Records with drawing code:

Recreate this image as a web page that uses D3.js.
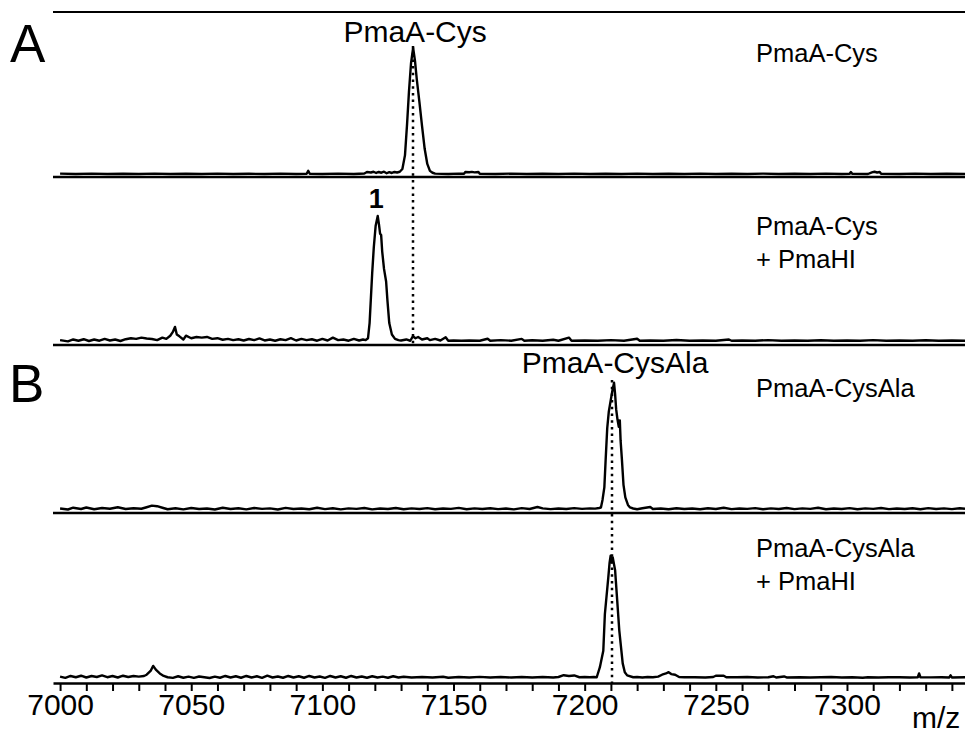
<!DOCTYPE html>
<html>
<head>
<meta charset="utf-8">
<script src="https://cdn.jsdelivr.net/npm/d3@7/dist/d3.min.js"></script>
<style>
  body { margin: 0; background: #fff; }
  svg text { font-family: "Liberation Sans", Arial, Helvetica, sans-serif; fill: #000; }
</style>
</head>
<body>
<svg id="chart" width="965" height="733"></svg>
<script>
// MALDI spectra, [m/z, relative intensity]
const specCys = [
  [7000,0.3],[7006,0],[7012,0.3],[7018,0],[7024,0.2],[7030,0],[7036,0.3],[7042,0],[7048,0.2],[7054,0],
  [7060,0.3],[7066,0],[7072,0.2],[7078,0],[7084,0.3],[7090,0],[7094,0.2],[7094.6,2.5],[7095.2,0.2],[7100,0],
  [7106,0.3],[7112,0],[7116,0.4],[7117,1.6],[7118.5,1.2],[7119.5,1.8],[7120.5,0.8],[7121.5,1.6],[7122.5,1.0],
  [7123.5,1.8],[7124.5,0.6],[7125.5,1.5],[7126.5,0.8],[7127.5,1.6],[7128.5,1.2],[7129.5,1.8],[7130.5,4],
  [7131.5,15],[7132.3,40],[7133,65],[7133.8,88],[7134.6,100],[7135.3,90],[7136,75],[7137,57],[7138,38],
  [7139,20],[7140,8],[7141,2.5],[7142,1],[7143,0.3],[7148,0],[7152,0.3],[7154,0.2],[7154.5,1.6],[7156,1.4],
  [7157,1.7],[7158,1.3],[7159.5,1.6],[7160,0.2],[7166,0],[7172,0.3],[7178,0],[7184,0.2],[7190,0],[7196,0.3],
  [7202,0],[7208,0.2],[7214,0],[7220,0.3],[7226,0],[7232,0.2],[7238,0],[7244,0.3],[7250,0],[7256,0.2],
  [7262,0],[7268,0.3],[7274,0],[7280,0.2],[7286,0],[7292,0.3],[7298,0],[7301,0.2],[7301.5,1.5],[7302,0.2],
  [7308,0],[7309.5,1.3],[7310.5,1.8],[7311.5,1.2],[7312.5,1.6],[7313,0.2],[7320,0],[7326,0.3],[7332,0],
  [7338,0.2],[7345,0]
];

const specCysHI = [
  [7000,1.5],[7003,0.5],[7005,2],[7007,1],[7009,2.2],[7011,0.8],[7013,2],[7015,1],[7017,2.5],[7019,1.2],
  [7021,2],[7023,0.8],[7025,2.2],[7027,3],[7029,2.5],[7031,3.5],[7033,2.8],[7035,2.4],[7037,1.5],[7039,3.5],
  [7040.5,2.5],[7042,5],[7043,8],[7043.8,12],[7044.5,6],[7045.5,4.5],[7047,2],[7048,5],[7050,3],[7052,4],
  [7054,3.5],[7056,4],[7058,2.5],[7060,3],[7062,1.8],[7064,2.5],[7066,1.5],[7068,2.2],[7070,1.2],[7072,2.4],
  [7074,1.5],[7076,2.8],[7078,1.2],[7080,2],[7082,1],[7084,2.2],[7086,1.5],[7088,3],[7090,1.2],[7092,2.5],
  [7094,1.5],[7096,2.2],[7098,1],[7100,2.5],[7102,1.2],[7104,3.5],[7106,1.5],[7108,2],[7110,1],[7112,2.5],
  [7114,1.2],[7115.5,2],[7116.5,1.5],[7117.4,3],[7118,15],[7118.5,35],[7119,55],[7119.6,75],[7120.3,92],
  [7121.1,100],[7121.6,93],[7122,86],[7122.4,85],[7122.8,72],[7123.5,58],[7124.3,48],[7124.8,33],[7125.5,15],
  [7126.5,6],[7127.7,2.5],[7129,1.5],[7130,1.2],[7132,2],[7133.5,1],[7134.5,4.5],[7135.5,3],[7136.5,4],
  [7138,2],[7140,3],[7141,1.5],[7143,2.5],[7145,1.2],[7147,3.8],[7148,1],[7150,1.2],[7153,1],[7156,1.2],
  [7160,1],[7163,2.6],[7164,1],[7168,1.5],[7172,1],[7176,2.5],[7177,1],[7180,1.4],[7184,1],[7188,1.8],
  [7190,1],[7194,3.5],[7195,1],[7200,1.2],[7205,1],[7210,1.5],[7215,1],[7220,2.6],[7221,1],[7225,1.2],
  [7230,1],[7235,1.6],[7240,1],[7245,1.2],[7250,1],[7255,2],[7256,1],[7260,1.2],[7265,1],[7270,1.5],
  [7275,1],[7280,1.2],[7285,1],[7290,1.4],[7295,1],[7300,1.2],[7305,1],[7310,1.5],[7315,1],[7320,1.2],
  [7325,1],[7330,1.4],[7335,1],[7340,1.2],[7345,1]
];

const specAla = [
  [7000,1.2],[7003,0.4],[7005,1.8],[7008,0.8],[7010,2],[7013,0.6],[7016,1.6],[7019,1],[7022,2.2],[7025,0.8],
  [7028,1.4],[7031,1],[7033,2.2],[7035,3.5],[7037,3],[7039,1.8],[7041,0.6],[7044,1.4],[7047,0.5],[7050,1.6],
  [7053,0.8],[7056,1.2],[7059,0.4],[7062,1.8],[7065,0.8],[7068,1.4],[7071,0.5],[7074,1.6],[7077,0.9],[7080,1.3],
  [7083,0.4],[7086,1.7],[7089,0.8],[7092,1.2],[7095,0.6],[7098,1.8],[7101,0.7],[7104,1.4],[7107,0.5],[7110,1.3],
  [7113,0.9],[7116,1.6],[7119,0.5],[7122,1.2],[7125,0.8],[7128,1.6],[7131,0.6],[7134,1.3],[7137,0.8],[7140,1.5],
  [7143,0.6],[7146,1.2],[7149,0.9],[7152,1.7],[7155,0.6],[7158,1.3],[7161,0.8],[7164,1.4],[7167,0.7],[7170,1.2],
  [7173,0.5],[7176,1.5],[7179,0.8],[7182,2.4],[7184,1.3],[7187,0.7],[7190,1.2],[7193,0.8],[7196,1.5],[7199,0.9],
  [7202,1.3],[7204,1.1],[7205.5,1.6],[7206.2,2],[7206.8,8],[7207.5,18],[7208,40],[7208.6,65],[7209.2,78],
  [7210,88],[7210.6,95],[7211.2,101],[7211.6,92],[7212,80],[7212.5,72],[7213,66],[7213.4,71],[7213.7,55],
  [7214.2,40],[7214.8,20],[7215.5,10],[7216.5,4],[7217.3,2],[7218.5,1.2],[7220,0.6],[7222,1.4],[7225,2.4],
  [7226,0.8],[7229,1.2],[7232,0.6],[7235,1.4],[7238,0.8],[7241,1.2],[7244,0.6],[7247,1.4],[7250,0.8],[7253,1.8],
  [7256,0.7],[7259,1.2],[7262,0.9],[7265,1.5],[7268,0.6],[7271,1.3],[7274,0.8],[7277,1.6],[7280,0.7],[7283,1.3],
  [7286,0.9],[7289,1.8],[7292,0.6],[7295,1.2],[7298,0.8],[7301,1.5],[7304,0.6],[7307,1.3],[7310,0.9],[7313,1.6],
  [7316,0.7],[7319,1.2],[7322,0.8],[7325,1.4],[7328,0.6],[7331,1.5],[7334,0.8],[7337,1.3],[7340,0.7],[7343,1.4],
  [7345,1]
];

const specAlaHI = [
  [7000,1.5],[7002,0.5],[7004,2],[7006,1],[7008,2.2],[7010,0.8],[7012,2],[7014,1.2],[7016,2.5],[7018,1],
  [7020,2],[7022,0.8],[7024,2.2],[7026,1.2],[7028,2],[7030,1.5],[7032,2],[7033,3],[7034.5,6],[7035.5,10],
  [7036.5,7],[7038,4],[7039.5,2],[7041,1],[7043,0.5],[7045,1.8],[7047,0.6],[7049,1.5],[7051,0.5],[7053,1.6],
  [7055,1],[7057,0.4],[7059,1.5],[7061,0.6],[7063,2],[7065,0.8],[7067,1.8],[7069,0.6],[7071,2],[7073,0.8],
  [7075,1.8],[7077,0.5],[7079,2.2],[7081,0.8],[7083,1.6],[7085,0.6],[7087,2],[7089,0.8],[7091,1.8],[7093,0.6],
  [7095,2],[7097,0.8],[7099,1.6],[7101,0.5],[7103,2],[7105,0.8],[7107,1.8],[7109,0.6],[7111,2],[7113,0.8],
  [7115,1.6],[7117,0.6],[7119,1.8],[7121,0.8],[7123,1.5],[7125,0.6],[7127,1.8],[7129,0.8],[7131,1.4],[7134,0.8],
  [7138,1.2],[7142,0.8],[7146,1.4],[7148,0.6],[7152,1.2],[7156,0.8],[7160,1.3],[7164,0.8],[7168,1.2],[7172,0.8],
  [7176,1.2],[7180,0.8],[7184,1.2],[7188,0.8],[7190,1.2],[7192,2.6],[7194,2],[7196,2.4],[7198,1],[7200,1.2],
  [7202,1],[7203.5,1.2],[7204.6,1],[7205.8,9],[7207.1,22],[7207.7,51],[7209,80],[7209.5,92],[7209.9,97.5],
  [7210.3,92],[7210.7,96],[7211.6,86],[7212.4,62],[7213.2,38],[7214.5,12],[7215.3,5],[7216.2,2.5],[7218.5,1],
  [7220,1.2],[7222,0.8],[7224,1.2],[7226,1],[7228,1.5],[7229.5,3],[7231,4],[7232,5],[7233,3.5],[7234.5,3],
  [7236,1.2],[7238,1],[7242,1],[7246,0.8],[7249,1.2],[7250,2.2],[7253,2.2],[7254,1],[7258,1],[7262,1.2],
  [7266,0.8],[7270,1],[7272,1.8],[7273,0.8],[7276,1.6],[7277,0.8],[7282,1],[7286,0.8],[7290,1],[7294,1.2],
  [7298,0.8],[7302,1],[7306,0.6],[7308,1],[7312,0.8],[7316,1],[7320,1],[7324,0.8],[7327,1],[7327.5,4],
  [7328,1],[7332,0.9],[7336,1],[7339,0.8],[7339.5,2.5],[7340,0.8],[7345,1]
];

const sampleLabels = [["PmaA-Cys"], ["PmaA-Cys", "+ PmaHI"], ["PmaA-CysAla"], ["PmaA-CysAla", "+ PmaHI"]];
const peakNames = ["PmaA-Cys", "1", "PmaA-CysAla"];
const peakMz = [7134.6, 7121.1, 7211.2];
const refMz = [7134.6, 7210.4];       // dotted guides, section A and B
const sectionNames = ["A", "B"];
const tickLabels = [7000, 7050, 7100, 7150, 7200, 7250, 7300];
const axisTitle = "m/z";

const svg = d3.select('#chart');

const xScale = d3.scaleLinear()
  .domain([6997.3, 7345])
  .range([53, 965]);

// one strip per spectrum: axis line y, spectrum baseline y
const panels = [
  { spec: specCys,   axisY: 177, base: 174,   labelY: [62] },
  { spec: specCysHI, axisY: 345, base: 342,   labelY: [235, 268] },
  { spec: specAla,   axisY: 513, base: 510,   labelY: [397] },
  { spec: specAlaHI, axisY: 683, base: 678.5, labelY: [557, 590] }
];

const line = d3.line()
  .x(d => xScale(d[0]))
  .y(d => d[1]);

// top border
svg.append('line')
  .attr('x1', 53).attr('x2', 965)
  .attr('y1', 12).attr('y2', 12)
  .attr('stroke', '#000').attr('stroke-width', 2);

panels.forEach((p, i) => {
  const yScale = d3.scaleLinear().domain([0, 100]).range([p.base, p.base - 126]);

  if (i < panels.length - 1) {
    svg.append('line')
      .attr('x1', 53).attr('x2', 965)
      .attr('y1', p.axisY).attr('y2', p.axisY)
      .attr('stroke', '#000').attr('stroke-width', 2.4);
  }

  svg.append('path')
    .datum(p.spec.map(d => [d[0], yScale(d[1])]))
    .attr('d', line)
    .attr('fill', 'none')
    .attr('stroke', '#000')
    .attr('stroke-width', 2.4)
    .attr('stroke-linejoin', 'round');

  svg.selectAll(null)
    .data(sampleLabels[i])
    .join('text')
    .attr('x', 756)
    .attr('y', (d, j) => p.labelY[j])
    .attr('font-size', 25.5)
    .text(d => d);
});

// bottom axis
const xAxis = d3.axisBottom(xScale)
  .tickValues(d3.range(7000, 7341, 10))
  .tickSize(8)
  .tickSizeOuter(0)
  .tickPadding(3)
  .tickFormat(d => tickLabels.includes(d) ? d : '');

const axisG = svg.append('g')
  .attr('transform', `translate(0,${panels[3].axisY})`)
  .call(xAxis);
axisG.select('.domain').attr('stroke-width', 2.4);
axisG.selectAll('.tick line').attr('stroke-width', 2);
axisG.selectAll('.tick text')
  .attr('font-size', 30)
  .attr('font-family', '"Liberation Sans", Arial, sans-serif');

svg.append('text')
  .attr('x', 912).attr('y', 728)
  .attr('font-size', 30)
  .text(axisTitle);

// dotted guides through the parent peaks
[[0, 1], [2, 3]].forEach((pair, k) => {
  const x = Math.round(xScale(refMz[k]));
  svg.append('line')
    .attr('x1', x).attr('x2', x)
    .attr('y1', k === 0 ? 46 : 380)
    .attr('y2', panels[pair[1]].axisY)
    .attr('stroke', '#000')
    .attr('stroke-width', 2.5)
    .attr('stroke-dasharray', '2.5,4.2');
});

// peak annotations
svg.append('text')
  .attr('x', xScale(peakMz[0]) + 2).attr('y', 42)
  .attr('text-anchor', 'middle').attr('font-size', 30)
  .text(peakNames[0]);
svg.append('text')
  .attr('x', xScale(peakMz[1]) - 1.5).attr('y', 208)
  .attr('text-anchor', 'middle').attr('font-size', 27).attr('font-weight', 'bold')
  .text(peakNames[1]);
svg.append('text')
  .attr('x', xScale(peakMz[2]) + 1).attr('y', 373)
  .attr('text-anchor', 'middle').attr('font-size', 30)
  .text(peakNames[2]);

// section letters
svg.append('text').attr('x', 10).attr('y', 62).attr('font-size', 53).text(sectionNames[0]);
svg.append('text').attr('x', 9).attr('y', 402).attr('font-size', 53).text(sectionNames[1]);
</script>
</body>
</html>
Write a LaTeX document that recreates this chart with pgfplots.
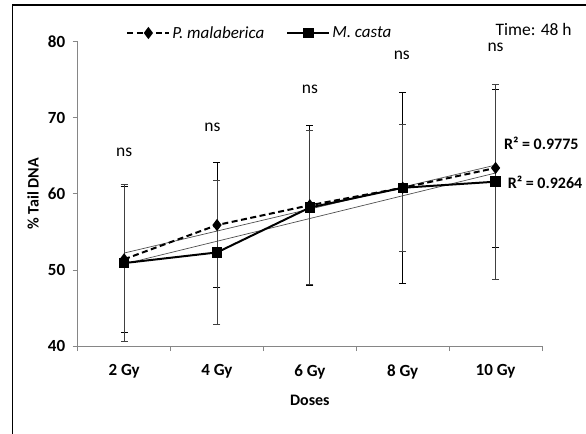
\documentclass[border=0pt]{standalone}
\usepackage{fontspec}
\setmainfont{Carlito}
\usepackage{pgfplots}
\usepackage{pgfplotstable}
\pgfplotsset{compat=1.18}
\definecolor{axisgray}{RGB}{134,134,134}
\definecolor{trendgray}{RGB}{80,80,80}
\newcommand\fs{\fontsize{17.5bp}{20bp}\selectfont}
\newcommand\fsb{\fontsize{17bp}{20bp}\selectfont}
\newcommand\fsr{\fontsize{16bp}{19bp}\selectfont}

% x = dose index (1 = 2 Gy ... 5 = 10 Gy)
\pgfplotstableread{
x  y     err
1  51.4  9.6
2  55.9  8.2
3  58.5  10.5
4  60.8  12.5
5  63.4  10.4
}\malaberica
\pgfplotstableread{
x  y     err
1  50.9  10.3
2  52.3  9.5
3  58.2  10.1
4  60.8  8.3
5  61.6  12.8
}\casta

\begin{document}
\begin{tikzpicture}[font=\fs]
\begin{axis}[
  at={(0,0)}, anchor=south west,
  scale only axis, width=464.3bp, height=304.3bp,
  xmin=0.5, xmax=5.5, ymin=40, ymax=80,
  axis lines*=left,
  axis line style={-, draw=axisgray, line width=0.8bp},
  xtick={1,...,5},
  xticklabels={2 Gy,4 Gy,6 Gy,8 Gy,10 Gy},
  minor xtick={0.5,1.5,...,5.5},
  ytick={40,50,...,80},
  tick align=outside,
  major tick length=5bp, minor tick length=5bp,
  tick style={axisgray, line width=0.8bp},
  major x tick style={draw=none},
  /pgf/number format/assume math mode=true,
  ticklabel style={font=\fsb\bfseries},
  yticklabel style={xshift=-4bp},
  xticklabel style={yshift=-10bp},
  xlabel={\bfseries Doses},
  ylabel={\bfseries\% Tail DNA},
  xlabel style={font=\fsr, at={(axis description cs:0.5,-0.1775)}, anchor=center},
  ylabel style={font=\fsr, at={(axis description cs:-0.0963,0.5)}, anchor=center},
  clip=false,
  legend columns=2,
  legend style={draw=none, fill=none, font=\fsb\itshape,
    at={(rel axis cs:0.098,1.0286)}, anchor=west,
    /tikz/every even column/.append style={column sep=20bp}},
  legend image code/.code={%
    \draw[mark repeat=2, mark phase=2, #1]
      plot coordinates {(0bp,0bp) (21bp,0bp) (42bp,0bp)};},
]
\addplot[trendgray, line width=0.7bp, forget plot]
  table[x=x, y={create col/linear regression={y=y}}] {\malaberica};
\addplot[trendgray, line width=0.7bp, forget plot]
  table[x=x, y={create col/linear regression={y=y}}] {\casta};

\addplot[black, line width=2bp, dash pattern=on 6bp off 3.5bp,
  mark=diamond*, mark size=4.5bp, mark options={solid},
  error bars/.cd, y dir=both, y explicit,
  error bar style={solid, line width=0.7bp, black},
  error mark options={rotate=90, solid, black, mark size=3.5bp, line width=0.7bp}]
  table[x=x, y=y, y error=err] {\malaberica};
\addlegendentry{P. malaberica}

\addplot[black, line width=2bp, solid,
  mark=square*, mark size=4.2bp,
  error bars/.cd, y dir=both, y explicit,
  error bar style={solid, line width=0.7bp, black!75},
  error mark options={rotate=90, solid, black!75, mark size=3.5bp, line width=0.7bp}]
  table[x=x, y=y, y error=err] {\casta};
\addlegendentry{M. casta}

\node at (axis cs:1,65.4) {ns};
\node at (axis cs:1.95,68.7) {ns};
\node at (axis cs:3,73.7) {ns};
\node at (axis cs:3.99,78.25) {ns};
\node at (axis cs:5,79.2) {ns};
\node at (axis cs:5.41,81.67) {Time: 48 h};
\node[anchor=west, inner sep=0pt, font=\fsr\bfseries] at (axis cs:5.09,66.7) {R² = 0.9775};
\node[anchor=west, inner sep=0pt, font=\fsr\bfseries] at (axis cs:5.13,61.5) {R² = 0.9264};
\end{axis}
\draw[line width=1.3bp] (-65bp,-95bp) -- (-65bp,341bp) -- (515bp,341bp);
\pgfresetboundingbox
\useasboundingbox (-77.7bp,-88bp) rectangle (508.3bp,346bp);
\end{tikzpicture}
\end{document}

What is expected. Going through the lines above one by one, tally those with the word "that" and give only the total.

Written answer. 2